Every observer of the situation in West Africa will answer that yes, Mali is a disastrously failed state: it was rotten to the core and collapsed a year ago with expected alacrity.
But the established indices of state fragility and governance tell a different story: Mali scores in the mid range for developing countries, usually better than its neighbors and peers.
On the Fund For Peace/Foreign Policy “failed states index” for 2012 Mali’s rank is 79 out of 177 (lower ranks being less desirable: Somalia being number 1 and Finland 177). Its rank was adjacent to China (76), Algeria (77), India (78), Bosnia-Hercegovina (tied at 79), Turkmenistan (81), and Venezuela (82). Compare next-door Niger, which ranked 19 and Chad which ranked 4. Faced with similar problems of restive Saharan populations and proximity to Libya and the spillover effects of mercenarism and radicalism, Niger and Chad have managed well. Mali has not.
The Brookings Index of State Weakness in the Developing World was published in 2008 and ranked Mali at 52 out of 141 (lower ranks indicate greater weakness: Somalia was number 1).
According to the Mo Ibrahim Foundation Index of African Governance for 2012, Mali ranked 20 out of 53 countries—that is, better governed than average. Mali scored 55, above the African average of 51.2, rising over the previous year to overtake Mozambique. Niger and Chad ranked lower: 28 and 50 respectively.
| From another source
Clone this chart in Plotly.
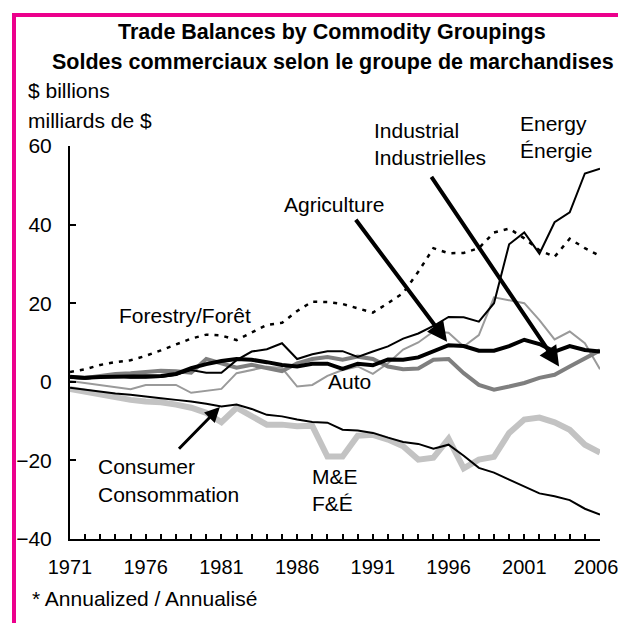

World Bank Country Policy and Institutional Assessment (CPIA) score ranges from 1-6, the higher numbers and ranking representing the better-run countries. Mali in 2011 ranked number 10 out of 38 sub-Saharan countries, scoring 3.6, above the average of 3.2, and putting it ahead of Niger (3.4) and far ahead of Chad (2.4). Mali’s CPIA score fell very slightly from 2006-11.
So what does Mali tell us about the measurement of state fragility? I suspect it tells us something that practitioners of political crisis management have known for a while, which is that these indices don’t tell us anything useful.